%%
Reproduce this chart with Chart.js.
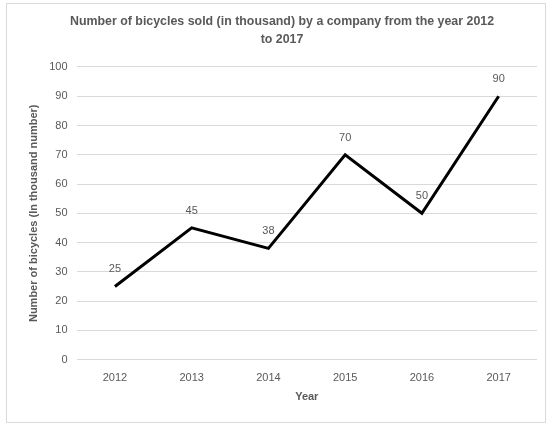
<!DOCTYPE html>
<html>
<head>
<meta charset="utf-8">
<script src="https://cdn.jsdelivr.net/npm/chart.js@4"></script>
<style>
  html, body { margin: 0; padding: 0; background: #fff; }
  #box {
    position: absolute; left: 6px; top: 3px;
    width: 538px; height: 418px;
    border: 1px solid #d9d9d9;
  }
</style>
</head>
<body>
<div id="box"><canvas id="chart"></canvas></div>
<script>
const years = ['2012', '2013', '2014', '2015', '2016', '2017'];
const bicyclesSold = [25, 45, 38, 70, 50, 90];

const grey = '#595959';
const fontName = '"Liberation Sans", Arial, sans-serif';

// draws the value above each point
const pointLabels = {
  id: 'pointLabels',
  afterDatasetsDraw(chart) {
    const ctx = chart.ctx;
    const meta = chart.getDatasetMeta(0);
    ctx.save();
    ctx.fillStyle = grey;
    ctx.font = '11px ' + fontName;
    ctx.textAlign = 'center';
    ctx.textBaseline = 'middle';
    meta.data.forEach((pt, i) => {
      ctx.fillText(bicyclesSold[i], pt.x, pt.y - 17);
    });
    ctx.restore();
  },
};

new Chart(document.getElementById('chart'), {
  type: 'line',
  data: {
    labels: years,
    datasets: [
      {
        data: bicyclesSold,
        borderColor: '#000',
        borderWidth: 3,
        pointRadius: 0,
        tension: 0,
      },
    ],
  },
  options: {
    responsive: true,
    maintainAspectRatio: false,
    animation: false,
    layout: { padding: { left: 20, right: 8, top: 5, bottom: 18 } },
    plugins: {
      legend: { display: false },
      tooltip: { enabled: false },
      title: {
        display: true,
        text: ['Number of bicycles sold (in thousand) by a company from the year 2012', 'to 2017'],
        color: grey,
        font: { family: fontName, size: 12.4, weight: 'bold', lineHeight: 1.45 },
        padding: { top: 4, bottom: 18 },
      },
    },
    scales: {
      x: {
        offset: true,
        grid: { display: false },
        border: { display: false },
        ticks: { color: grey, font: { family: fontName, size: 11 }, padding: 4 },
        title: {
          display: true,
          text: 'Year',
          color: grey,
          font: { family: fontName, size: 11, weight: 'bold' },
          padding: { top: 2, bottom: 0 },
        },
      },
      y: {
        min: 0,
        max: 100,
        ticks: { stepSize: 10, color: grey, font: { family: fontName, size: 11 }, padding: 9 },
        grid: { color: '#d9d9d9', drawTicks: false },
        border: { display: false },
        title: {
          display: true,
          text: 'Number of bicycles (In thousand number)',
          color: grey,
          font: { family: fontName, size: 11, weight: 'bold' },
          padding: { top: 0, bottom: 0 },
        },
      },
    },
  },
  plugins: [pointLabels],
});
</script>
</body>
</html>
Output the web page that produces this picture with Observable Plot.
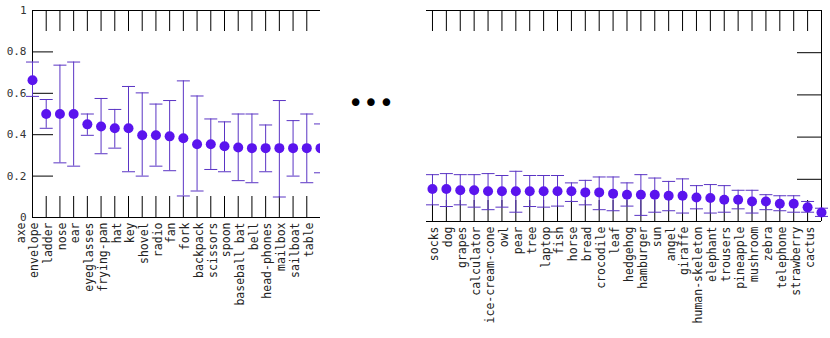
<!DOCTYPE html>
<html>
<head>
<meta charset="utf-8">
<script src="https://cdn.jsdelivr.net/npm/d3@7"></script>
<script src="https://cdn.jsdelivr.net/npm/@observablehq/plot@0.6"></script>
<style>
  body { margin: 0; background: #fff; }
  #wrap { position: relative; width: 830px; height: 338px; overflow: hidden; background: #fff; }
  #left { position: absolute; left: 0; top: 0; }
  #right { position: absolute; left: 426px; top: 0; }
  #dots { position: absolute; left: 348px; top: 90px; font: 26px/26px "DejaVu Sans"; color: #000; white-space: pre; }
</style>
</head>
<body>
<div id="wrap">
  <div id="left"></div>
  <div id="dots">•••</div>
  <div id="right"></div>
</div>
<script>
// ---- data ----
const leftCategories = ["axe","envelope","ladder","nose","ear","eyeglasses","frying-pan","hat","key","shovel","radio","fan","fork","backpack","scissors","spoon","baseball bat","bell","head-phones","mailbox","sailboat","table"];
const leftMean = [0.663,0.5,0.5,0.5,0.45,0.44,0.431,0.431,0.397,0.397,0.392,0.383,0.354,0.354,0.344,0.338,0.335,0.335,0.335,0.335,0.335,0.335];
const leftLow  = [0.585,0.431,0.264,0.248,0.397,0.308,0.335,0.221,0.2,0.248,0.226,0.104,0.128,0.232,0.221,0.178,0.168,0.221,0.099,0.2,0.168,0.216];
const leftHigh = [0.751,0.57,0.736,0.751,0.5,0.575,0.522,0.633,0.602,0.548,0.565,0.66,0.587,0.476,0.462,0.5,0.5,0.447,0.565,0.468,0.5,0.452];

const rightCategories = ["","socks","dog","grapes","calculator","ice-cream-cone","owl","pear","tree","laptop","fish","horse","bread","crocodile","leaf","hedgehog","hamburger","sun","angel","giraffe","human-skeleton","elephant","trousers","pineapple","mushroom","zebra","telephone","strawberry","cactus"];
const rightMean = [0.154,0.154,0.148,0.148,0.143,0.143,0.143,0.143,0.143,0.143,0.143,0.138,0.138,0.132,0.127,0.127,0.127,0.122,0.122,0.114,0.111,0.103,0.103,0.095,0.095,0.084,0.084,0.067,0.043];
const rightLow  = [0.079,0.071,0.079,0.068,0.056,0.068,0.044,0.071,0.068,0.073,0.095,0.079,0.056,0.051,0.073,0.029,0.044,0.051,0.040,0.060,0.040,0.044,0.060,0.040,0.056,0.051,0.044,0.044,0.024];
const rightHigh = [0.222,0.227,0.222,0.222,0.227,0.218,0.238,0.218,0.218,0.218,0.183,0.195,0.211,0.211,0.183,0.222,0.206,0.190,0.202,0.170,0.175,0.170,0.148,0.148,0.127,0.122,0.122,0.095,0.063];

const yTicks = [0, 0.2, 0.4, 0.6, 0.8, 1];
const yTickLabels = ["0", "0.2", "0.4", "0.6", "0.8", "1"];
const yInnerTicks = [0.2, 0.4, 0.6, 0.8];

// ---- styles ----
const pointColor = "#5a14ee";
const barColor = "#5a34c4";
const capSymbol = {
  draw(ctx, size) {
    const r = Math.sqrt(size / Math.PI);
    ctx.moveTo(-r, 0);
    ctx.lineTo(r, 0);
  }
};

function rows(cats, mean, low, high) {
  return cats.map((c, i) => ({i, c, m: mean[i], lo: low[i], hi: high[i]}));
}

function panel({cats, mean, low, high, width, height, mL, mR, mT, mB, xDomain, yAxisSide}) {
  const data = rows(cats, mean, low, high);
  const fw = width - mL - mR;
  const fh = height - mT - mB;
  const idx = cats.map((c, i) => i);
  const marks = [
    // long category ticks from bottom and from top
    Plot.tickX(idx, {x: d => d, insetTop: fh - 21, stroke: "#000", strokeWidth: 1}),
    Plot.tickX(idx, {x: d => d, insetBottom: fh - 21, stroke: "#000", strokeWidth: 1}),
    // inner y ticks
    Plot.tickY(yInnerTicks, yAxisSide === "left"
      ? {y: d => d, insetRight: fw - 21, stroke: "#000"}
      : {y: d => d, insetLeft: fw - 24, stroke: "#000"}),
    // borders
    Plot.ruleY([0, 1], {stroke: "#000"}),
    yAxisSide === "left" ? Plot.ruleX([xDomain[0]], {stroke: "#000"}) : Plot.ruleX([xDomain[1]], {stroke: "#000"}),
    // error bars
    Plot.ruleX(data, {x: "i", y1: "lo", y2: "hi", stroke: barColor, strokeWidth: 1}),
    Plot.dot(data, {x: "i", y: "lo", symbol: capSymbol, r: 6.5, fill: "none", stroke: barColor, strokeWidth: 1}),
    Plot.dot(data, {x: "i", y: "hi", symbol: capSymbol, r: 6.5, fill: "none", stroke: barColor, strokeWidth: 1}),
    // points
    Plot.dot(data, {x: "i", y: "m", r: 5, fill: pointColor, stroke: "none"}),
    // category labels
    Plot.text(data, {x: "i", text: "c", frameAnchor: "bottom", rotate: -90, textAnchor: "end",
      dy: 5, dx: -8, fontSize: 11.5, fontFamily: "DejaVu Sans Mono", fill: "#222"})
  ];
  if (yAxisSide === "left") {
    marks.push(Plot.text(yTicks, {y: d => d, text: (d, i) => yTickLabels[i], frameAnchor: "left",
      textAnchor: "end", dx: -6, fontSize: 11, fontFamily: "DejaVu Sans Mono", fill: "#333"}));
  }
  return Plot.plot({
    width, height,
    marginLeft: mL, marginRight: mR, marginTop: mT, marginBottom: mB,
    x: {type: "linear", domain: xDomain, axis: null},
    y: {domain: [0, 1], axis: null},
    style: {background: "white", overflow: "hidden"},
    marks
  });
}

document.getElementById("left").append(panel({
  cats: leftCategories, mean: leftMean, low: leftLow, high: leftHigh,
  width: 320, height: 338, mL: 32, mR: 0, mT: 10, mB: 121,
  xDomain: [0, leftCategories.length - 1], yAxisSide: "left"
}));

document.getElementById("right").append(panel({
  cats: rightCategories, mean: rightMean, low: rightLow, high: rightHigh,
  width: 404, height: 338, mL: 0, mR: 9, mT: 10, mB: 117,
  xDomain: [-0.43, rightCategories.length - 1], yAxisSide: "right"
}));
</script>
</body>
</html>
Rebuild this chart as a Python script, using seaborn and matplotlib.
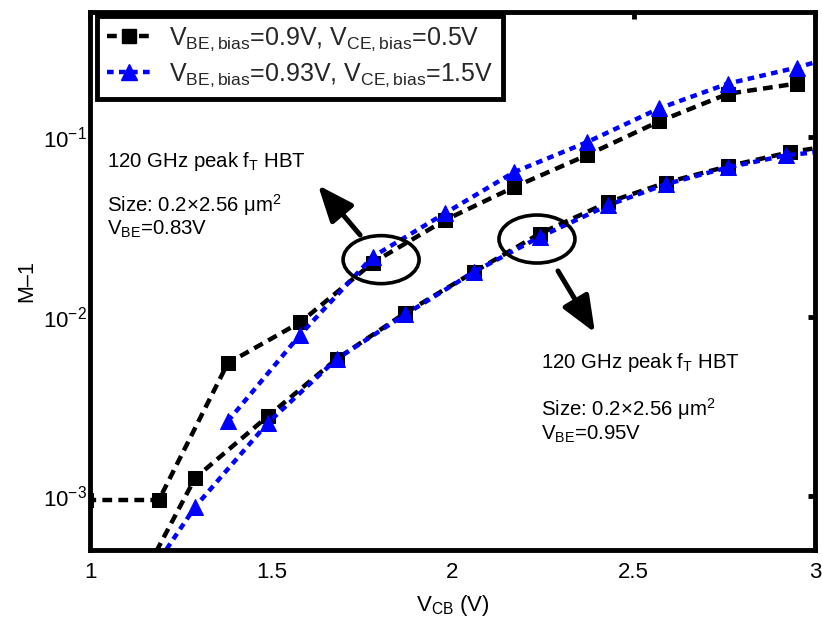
%%
*PROBLEM DETAILS*.
Take the material above from its first line through the line holding "const bicyclesSold = [25, 45, 38, 70, 50, 90];" and set it down exactly, without the pictures.

*SOLUTION FOR THIS EXERCISE*.
Reproduce this chart with Chart.js.
<!DOCTYPE html>
<html>
<head>
<meta charset="utf-8">
<script src="https://cdn.jsdelivr.net/npm/chart.js@4"></script>
<style>
  html, body { margin: 0; padding: 0; background: #fff; }
  #box {
    position: absolute; left: 6px; top: 3px;
    width: 538px; height: 418px;
    border: 1px solid #d9d9d9;
  }
</style>
</head>
<body>
<div id="box"><canvas id="chart"></canvas></div>
<script>
const years = ['2012', '2013', '2014', '2015', '2016', '2017'];
const bicyclesSold = [25, 45, 38, 70, 50, 90];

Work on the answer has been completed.